Food-sampling-instore-demos-Gettyimages-Noel-Hendrickson
Whole Foods Market: "In July, all stores will resume food sampling and food demos where there are no mandates or restrictions in place..."Gettyimages/Noel-Hendrickson
Salad/prepared food bars re-opening

Meanwhile, she added, “Approximately half of our 525+ stores have reopened some variation of their prepared foods offerings ​[which have historically been a key traffic driver for Whole Foods].

“Many locations have reopened previously closed self-serve offerings, and indoor and outdoor café seating areas in compliance with local regulations.

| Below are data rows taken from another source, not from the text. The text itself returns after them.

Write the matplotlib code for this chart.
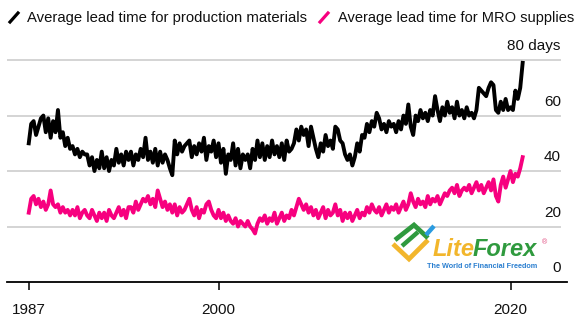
import numpy as np
import matplotlib
matplotlib.use("Agg")
import matplotlib.pyplot as plt
from matplotlib.lines import Line2D

plt.rcParams['font.family'] = ['Liberation Sans', 'DejaVu Sans']

# bimonthly readings, 1987 .. late 2020 (days)
start_year = 1987
per_year = 6
prod_lead = [
    50, 57, 58, 53, 56, 59,   # 1987
    60, 54, 59, 52, 58, 54,   # 1988
    62, 52, 54, 49, 52, 48,   # 1989
    49, 46, 48, 45, 47, 46,   # 1990
    46, 42, 45, 40, 44, 41,   # 1991
    47, 41, 45, 40, 44, 42,   # 1992
    48, 43, 46, 42, 47, 44,   # 1993
    47, 42, 46, 44, 48, 45,   # 1994
    52, 44, 47, 43, 48, 42,   # 1995
    47, 43, 46, 44, 41, 38.5, # 1996
    51, 46, 50, 47, 49, 50,   # 1997
    51, 45, 49, 46, 50, 47,   # 1998
    52, 44, 49, 47, 51, 45,   # 1999
    50, 43, 48, 39, 46, 44,   # 2000
    50, 42, 48, 41, 46, 44,   # 2001
    46, 41, 48, 44, 51, 45,   # 2002
    50, 44, 49, 45, 51, 46,   # 2003
    49, 45, 50, 44, 51, 47,   # 2004
    48, 50, 55, 51, 56, 53,   # 2005
    55, 49, 56, 52, 48, 45,   # 2006
    50, 47, 53, 49, 51, 48,   # 2007
    56, 55, 51, 50, 46, 44,   # 2008
    46, 42, 45, 50, 47, 53,   # 2009
    52, 57, 54, 58, 56, 61,   # 2010
    59, 55, 57, 54, 58, 56,   # 2011
    57, 54, 58, 55, 60, 57,   # 2012
    64, 56, 53, 60, 58, 62,   # 2013
    59, 61, 58, 62, 60, 67,   # 2014
    62, 58, 63, 60, 65, 61,   # 2015
    63, 59, 65, 60, 62, 59,   # 2016
    63, 60, 61, 59, 62, 70,   # 2017
    69, 68, 67, 70, 72, 71,   # 2018
    62, 61, 65, 62, 66, 62,   # 2019
    63, 62, 69, 66, 70, 79,   # 2020
]
mro_lead = [
    25, 30, 31, 28, 30, 27,   # 1987
    29, 26, 28, 33, 28, 27,   # 1988
    28, 25, 27, 25, 26, 24,   # 1989
    26, 24, 27, 23, 25, 26,   # 1990
    24, 23, 26, 24, 22, 25,   # 1991
    23, 25, 22, 26, 24, 23,   # 1992
    25, 27, 24, 26, 23, 27,   # 1993
    27, 25, 29, 26, 28, 30,   # 1994
    29, 31, 28, 30, 27, 33,   # 1995
    30, 27, 29, 26, 28, 25,   # 1996
    28, 24, 27, 25, 26, 28,   # 1997
    30, 26, 24, 27, 23, 26,   # 1998
    25, 28, 29, 26, 24, 23,   # 1999
    26, 23, 25, 22, 24, 22,   # 2000
    21, 23, 20, 22, 21, 20,   # 2001
    22, 20, 19, 17.5, 21, 23, # 2002
    22, 24, 21, 23, 22, 25,   # 2003
    21, 23, 25, 22, 24, 23,   # 2004
    26, 24, 27, 30, 28, 26,   # 2005
    28, 25, 27, 24, 26, 23,   # 2006
    25, 27, 23, 26, 24, 25,   # 2007
    28, 24, 26, 22, 25, 23,   # 2008
    25, 22, 24, 26, 23, 25,   # 2009
    24, 27, 25, 28, 26, 25,   # 2010
    27, 24, 26, 28, 25, 27,   # 2011
    26, 28, 25, 27, 29, 26,   # 2012
    28, 32, 29, 27, 30, 28,   # 2013
    29, 27, 31, 28, 30, 29,   # 2014
    31, 28, 30, 32, 31, 33,   # 2015
    34, 32, 35, 31, 33, 34,   # 2016
    33, 35, 32, 34, 36, 33,   # 2017
    35, 32, 34, 36, 33, 37,   # 2018
    31, 29, 35, 38, 34, 37,   # 2019
    40, 36, 39, 38, 41, 45,   # 2020
]
x_ticks = [1987, 2000, 2020]
y_ticks = [0, 20, 40, 60, 80]
y_labels = ['0', '20', '40', '60', '80 days']
legend_labels = ['Average lead time for production materials',
                 'Average lead time for MRO supplies']

BLACK = '#000000'
PINK = '#f7007f'
GRID = '#d4d4d4'

t = start_year + np.arange(len(prod_lead)) / per_year

fig = plt.figure(figsize=(5.77, 3.28), dpi=100)
ax = fig.add_axes([7 / 577, 46 / 328, 560 / 577, 233 / 328])
ax.set_xlim(1985.51, 2023.87)
ax.set_ylim(0, 84)

# grid lines stop a bit short of the right edge
for v in y_ticks[1:]:
    ax.plot([1985.51, 2023.39], [v, v], color=GRID, lw=1.4, zorder=1)

ax.plot(t, mro_lead, color=PINK, lw=2.8, zorder=3, solid_joinstyle='round')
ax.plot(t, prod_lead, color=BLACK, lw=2.8, zorder=4, solid_joinstyle='round')

for v, lab in zip(y_ticks, y_labels):
    ax.annotate(lab, xy=(2023.45, v), xytext=(0, 5), textcoords='offset points',
                ha='right', va='bottom', fontsize=11, color='#111111')

for s in ['top', 'right', 'left']:
    ax.spines[s].set_visible(False)
ax.spines['bottom'].set_linewidth(1.3)
ax.set_yticks([])
ax.set_xticks(x_ticks)
ax.tick_params(axis='x', length=6, width=1.1, pad=9, labelsize=11, labelcolor='#111111')

# legend across the top
def slash(x0, color):
    fig.add_artist(Line2D([x0 / 577, (x0 + 8) / 577], [1 - 22 / 328, 1 - 13 / 328],
                          color=color, lw=2.3, transform=fig.transFigure))

slash(10, BLACK)
fig.text(27 / 577, 1 - 18 / 328, legend_labels[0], fontsize=10.7, va='center', color='#111111')
slash(320, PINK)
fig.text(338 / 577, 1 - 18 / 328, legend_labels[1], fontsize=10.5, va='center', color='#111111')

# LiteForex watermark
def fpx(x, y):
    return x / 577, 1 - y / 328

def stroke(pts, color, lw):
    xs, ys = zip(*[fpx(*p) for p in pts])
    fig.add_artist(Line2D(xs, ys, color=color, lw=lw, transform=fig.transFigure,
                          solid_capstyle='butt', solid_joinstyle='miter', zorder=6))

stroke([(393, 244), (409, 259), (428, 240)], '#f2b62c', 3.4)
stroke([(395, 240), (414, 225), (428, 238)], '#2f9a3e', 3.4)
stroke([(402, 246), (418, 232)], '#2f9a3e', 3.2)
stroke([(426, 235), (434, 226)], '#2a9be0', 3.2)
fig.text(*fpx(433, 249), 'Lite', fontsize=17, fontweight='bold', style='italic',
         color='#f2b62c', va='center', ha='left', zorder=6)
fig.text(*fpx(473, 249), 'Forex', fontsize=17, fontweight='bold', style='italic',
         color='#2f9a3e', va='center', ha='left', zorder=6)
fig.text(*fpx(544, 243), '®', fontsize=5, color='#e0457b', va='center', ha='center', zorder=6)
fig.text(*fpx(482, 267), 'The World of Financial Freedom', fontsize=5.2, fontweight='bold',
         color='#2a7fd0', va='center', ha='center', zorder=6)

fig.savefig('out.png', dpi=100)
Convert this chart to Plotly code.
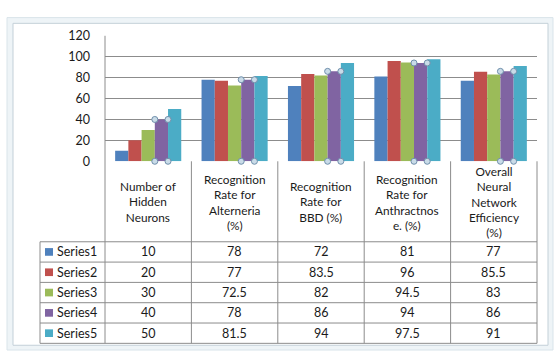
import plotly.graph_objects as go

categories = ["Number of<br>Hidden<br>Neurons",
              "Recognition<br>Rate for<br>Alterneria<br>(%)",
              "Recognition<br>Rate for<br>BBD (%)",
              "Recognition<br>Rate for<br>Anthractnos<br>e. (%)",
              "Overall<br>Neural<br>Network<br>Efficiency<br>(%)"]
series_names = ["Series1", "Series2", "Series3", "Series4", "Series5"]
series1 = [10, 78, 72, 81, 77]
series2 = [20, 77, 83.5, 96, 85.5]
series3 = [30, 72.5, 82, 94.5, 83]
series4 = [40, 78, 86, 94, 86]
series5 = [50, 81.5, 94, 97.5, 91]
series_values = [series1, series2, series3, series4, series5]
colors = ["#4F81BD", "#C0504D", "#9BBB59", "#8064A2", "#4BACC6"]
y_ticks = [0, 20, 40, 60, 80, 100, 120]
selected_series = 3  # Series4 shows selection handles

W, H = 557, 358
FONT = "Lato"
FS = 12.5
FS_HEAD = 11.8
TXT = "#1a1a1a"
GRID = "#8c8c8c"
BARGAP = 0.235

def px(x):
    return x / W

def py(y):
    return 1 - y / H

# layout geometry (pixels)
PL, PR, PT, PB = 105, 537, 29, 160
HEAD_B = 244
ROW_H = 21.2
LEG_L = 40

fig = go.Figure()
n = len(categories)
keys = list(range(n))
for name, vals, col in zip(series_names, series_values, colors):
    fig.add_trace(go.Bar(x=keys, y=vals, name=name, marker_color=col,
                         marker_line_width=0, showlegend=False))

# selection handles on the selected series (computed from bar geometry)
ns = len(series_names)
bw = (1 - BARGAP) / ns
left_off = -(1 - BARGAP) / 2 + bw * selected_series
hx, hy = [], []
for i, v in enumerate(series_values[selected_series]):
    for off in (left_off, left_off + bw):
        hx += [i + off, i + off]
        hy += [v, 0]
fig.add_trace(go.Scatter(x=hx, y=hy, mode="markers", showlegend=False, hoverinfo="skip",
                         marker=dict(symbol="circle", size=6, color="#c9dbe8",
                                     line=dict(color="#6f8fab", width=1)), cliponaxis=False))

shapes = []
annotations = []
# frame
shapes.append(dict(type="rect", xref="paper", yref="paper", x0=px(7), x1=px(553), y0=py(357), y1=py(10),
                   line=dict(color="#d9e4ea", width=1), fillcolor="#eef4f7", layer="below"))
shapes.append(dict(type="rect", xref="paper", yref="paper", x0=px(13), x1=px(548), y0=py(352), y1=py(16),
                   line=dict(color="#c3d0d8", width=1), fillcolor="white", layer="below"))

cw = (PR - PL) / n
bottom = HEAD_B + ROW_H * ns
for i in range(n + 1):
    x = PL + cw * i
    y0 = PT if i == 0 else PB
    shapes.append(dict(type="line", xref="paper", yref="paper", x0=px(x), x1=px(x), y0=py(y0), y1=py(bottom),
                       line=dict(color=GRID, width=1), layer="below"))
shapes.append(dict(type="line", xref="paper", yref="paper", x0=px(LEG_L), x1=px(LEG_L), y0=py(HEAD_B), y1=py(bottom),
                   line=dict(color=GRID, width=1)))
for r in range(ns + 1):
    y = HEAD_B + ROW_H * r
    shapes.append(dict(type="line", xref="paper", yref="paper", x0=px(LEG_L), x1=px(PR), y0=py(y), y1=py(y),
                       line=dict(color=GRID, width=1)))

for i, cat in enumerate(categories):
    annotations.append(dict(xref="paper", yref="paper", x=px(PL + cw * (i + 0.5)), y=py((PB + HEAD_B) / 2 + 1),
                            text=cat, showarrow=False, xanchor="center", yanchor="middle",
                            font=dict(family=FONT, size=FS_HEAD, color=TXT)))
for r, (name, vals, col) in enumerate(zip(series_names, series_values, colors)):
    yc = HEAD_B + ROW_H * (r + 0.5)
    shapes.append(dict(type="rect", xref="paper", yref="paper", x0=px(45), x1=px(53), y0=py(yc + 4), y1=py(yc - 4),
                       line=dict(width=0), fillcolor=col))
    annotations.append(dict(xref="paper", yref="paper", x=px(55), y=py(yc), text=name, showarrow=False,
                            xanchor="left", yanchor="middle", font=dict(family=FONT, size=FS, color=TXT)))
    for i, v in enumerate(vals):
        annotations.append(dict(xref="paper", yref="paper", x=px(PL + cw * (i + 0.5)), y=py(yc),
                                text=f"{v:g}", showarrow=False, xanchor="center", yanchor="middle",
                                font=dict(family=FONT, size=FS, color=TXT)))

fig.update_layout(
    width=W, height=H, margin=dict(l=0, r=0, t=0, b=0),
    paper_bgcolor="white", plot_bgcolor="rgba(0,0,0,0)",
    barmode="group", bargap=BARGAP, bargroupgap=0,
    shapes=shapes, annotations=annotations,
    xaxis=dict(domain=[px(PL), px(PR)], range=[-0.5, n - 0.5], showticklabels=False, showgrid=False,
               zeroline=False, showline=False, ticks=""),
    yaxis=dict(domain=[py(PB), py(PT)], range=[0, 120], tickvals=y_ticks, showgrid=True,
               gridcolor=GRID, gridwidth=1, zeroline=False, showline=False, ticks="",
               tickfont=dict(family=FONT, size=FS, color=TXT), ticklabelstandoff=14),
)
fig.write_html("out.html")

Where allowed, these areas have reopened with a combination of enhanced cleaning and sanitation measures, social distancing protocols and, in some cases, conversion from self-serve to a team member-assisted service model.”

Meanwhile, all stores will resume food sampling and food demos “where there are no mandates or restrictions in place,” ​said the firm, which was acquired by Amazon in 2017.

Amazon doesn't report Whole Foods' sales separately, but said sales at its 'physical stores' -  the vast majority of which are Whole Foods locations - declined 16%​ in Q1, 2021 vs Q1, 2020.

Placer.ai: Food shopper behavior overall is starting to return to pre-COVID patterns

In general, says Placer.ai, ​while the pandemic accelerated the adoption of food e-commerce, consumer behavior patterns and preferences in brick & mortar grocery stores are shifting back to pre-COVID patterns when it comes to visit frequency, duration, and timing.

During the pandemic, for example, there was a “strong shift towards weekday over weekend visits and growth in morning visits at the expense of late afternoon and evening visits," ​noted Placer.ai.

"However, location data from Q1 of 2021 showed a return to similar hourly and daily visits to those in Q1 of 2020.”

Likewise, while shoppers made fewer, bigger, longer, trips, during the early months of the pandemic ​to reduce their exposure to COVID-19, “By Q1 2021, median visit duration returned almost to its pre-pandemic number."